# Aim of the exercise
Beginning with the first line of the data below, reproduce every line unchanged, ending with the line that holds "0.213, 0.17, 0.135]".

# Stored data
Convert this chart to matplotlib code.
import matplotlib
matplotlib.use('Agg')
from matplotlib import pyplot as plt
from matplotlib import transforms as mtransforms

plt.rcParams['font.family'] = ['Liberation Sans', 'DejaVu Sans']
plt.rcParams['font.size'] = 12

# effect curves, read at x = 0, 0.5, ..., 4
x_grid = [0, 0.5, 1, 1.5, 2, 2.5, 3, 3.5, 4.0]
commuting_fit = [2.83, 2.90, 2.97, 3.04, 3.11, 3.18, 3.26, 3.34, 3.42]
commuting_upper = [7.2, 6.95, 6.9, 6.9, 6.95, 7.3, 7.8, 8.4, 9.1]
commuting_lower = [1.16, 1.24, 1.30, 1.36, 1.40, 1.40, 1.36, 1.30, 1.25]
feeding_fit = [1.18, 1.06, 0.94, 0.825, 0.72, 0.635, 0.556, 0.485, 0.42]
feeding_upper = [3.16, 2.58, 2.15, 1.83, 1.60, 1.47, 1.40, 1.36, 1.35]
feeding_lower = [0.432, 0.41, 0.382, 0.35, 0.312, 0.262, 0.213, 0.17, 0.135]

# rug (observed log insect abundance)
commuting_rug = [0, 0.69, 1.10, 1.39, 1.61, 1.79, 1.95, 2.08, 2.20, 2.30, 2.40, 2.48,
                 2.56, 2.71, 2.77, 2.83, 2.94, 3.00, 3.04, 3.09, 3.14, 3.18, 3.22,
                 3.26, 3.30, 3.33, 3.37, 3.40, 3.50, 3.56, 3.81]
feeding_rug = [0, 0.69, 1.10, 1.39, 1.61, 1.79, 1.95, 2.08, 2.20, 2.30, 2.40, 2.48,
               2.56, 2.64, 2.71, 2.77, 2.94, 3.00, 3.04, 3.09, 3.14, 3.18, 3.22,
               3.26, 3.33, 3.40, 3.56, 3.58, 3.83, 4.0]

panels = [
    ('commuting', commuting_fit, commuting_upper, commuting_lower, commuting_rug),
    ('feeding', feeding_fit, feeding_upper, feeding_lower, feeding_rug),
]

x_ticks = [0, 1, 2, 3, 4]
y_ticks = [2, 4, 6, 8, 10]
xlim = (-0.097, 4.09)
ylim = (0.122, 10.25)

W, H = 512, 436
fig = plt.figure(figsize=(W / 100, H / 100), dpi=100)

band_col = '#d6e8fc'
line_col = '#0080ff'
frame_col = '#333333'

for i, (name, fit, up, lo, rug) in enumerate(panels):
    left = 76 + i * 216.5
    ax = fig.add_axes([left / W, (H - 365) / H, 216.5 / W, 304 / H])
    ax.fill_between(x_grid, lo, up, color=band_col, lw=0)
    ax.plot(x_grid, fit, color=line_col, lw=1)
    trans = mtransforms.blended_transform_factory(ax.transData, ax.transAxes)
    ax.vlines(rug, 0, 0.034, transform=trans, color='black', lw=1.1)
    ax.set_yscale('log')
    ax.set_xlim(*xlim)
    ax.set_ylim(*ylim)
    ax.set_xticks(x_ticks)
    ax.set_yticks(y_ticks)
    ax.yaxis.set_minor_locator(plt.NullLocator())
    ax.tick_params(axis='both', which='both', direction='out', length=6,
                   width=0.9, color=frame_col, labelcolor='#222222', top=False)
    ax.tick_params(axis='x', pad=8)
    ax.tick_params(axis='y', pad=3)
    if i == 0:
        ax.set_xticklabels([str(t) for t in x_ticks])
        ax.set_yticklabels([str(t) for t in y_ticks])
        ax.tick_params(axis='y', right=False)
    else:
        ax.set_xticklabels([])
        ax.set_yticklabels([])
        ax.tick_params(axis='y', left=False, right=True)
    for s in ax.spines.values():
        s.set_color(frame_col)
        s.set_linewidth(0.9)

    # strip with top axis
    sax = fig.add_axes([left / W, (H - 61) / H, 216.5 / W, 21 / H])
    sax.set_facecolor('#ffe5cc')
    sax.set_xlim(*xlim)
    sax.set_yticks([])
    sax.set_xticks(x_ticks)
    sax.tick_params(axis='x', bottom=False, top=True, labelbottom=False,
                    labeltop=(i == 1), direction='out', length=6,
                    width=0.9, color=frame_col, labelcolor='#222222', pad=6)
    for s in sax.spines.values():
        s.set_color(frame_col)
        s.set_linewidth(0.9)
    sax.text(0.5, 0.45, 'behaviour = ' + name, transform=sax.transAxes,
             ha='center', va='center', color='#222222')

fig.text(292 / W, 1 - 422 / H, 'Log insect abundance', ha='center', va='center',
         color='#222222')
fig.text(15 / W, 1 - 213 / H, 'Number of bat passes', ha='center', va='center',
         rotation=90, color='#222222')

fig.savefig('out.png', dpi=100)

# Solved exercise
Convert this chart to matplotlib code.
import matplotlib
matplotlib.use('Agg')
from matplotlib import pyplot as plt
from matplotlib import transforms as mtransforms

plt.rcParams['font.family'] = ['Liberation Sans', 'DejaVu Sans']
plt.rcParams['font.size'] = 12

# effect curves, read at x = 0, 0.5, ..., 4
x_grid = [0, 0.5, 1, 1.5, 2, 2.5, 3, 3.5, 4.0]
commuting_fit = [2.83, 2.90, 2.97, 3.04, 3.11, 3.18, 3.26, 3.34, 3.42]
commuting_upper = [7.2, 6.95, 6.9, 6.9, 6.95, 7.3, 7.8, 8.4, 9.1]
commuting_lower = [1.16, 1.24, 1.30, 1.36, 1.40, 1.40, 1.36, 1.30, 1.25]
feeding_fit = [1.18, 1.06, 0.94, 0.825, 0.72, 0.635, 0.556, 0.485, 0.42]
feeding_upper = [3.16, 2.58, 2.15, 1.83, 1.60, 1.47, 1.40, 1.36, 1.35]
feeding_lower = [0.432, 0.41, 0.382, 0.35, 0.312, 0.262, 0.213, 0.17, 0.135]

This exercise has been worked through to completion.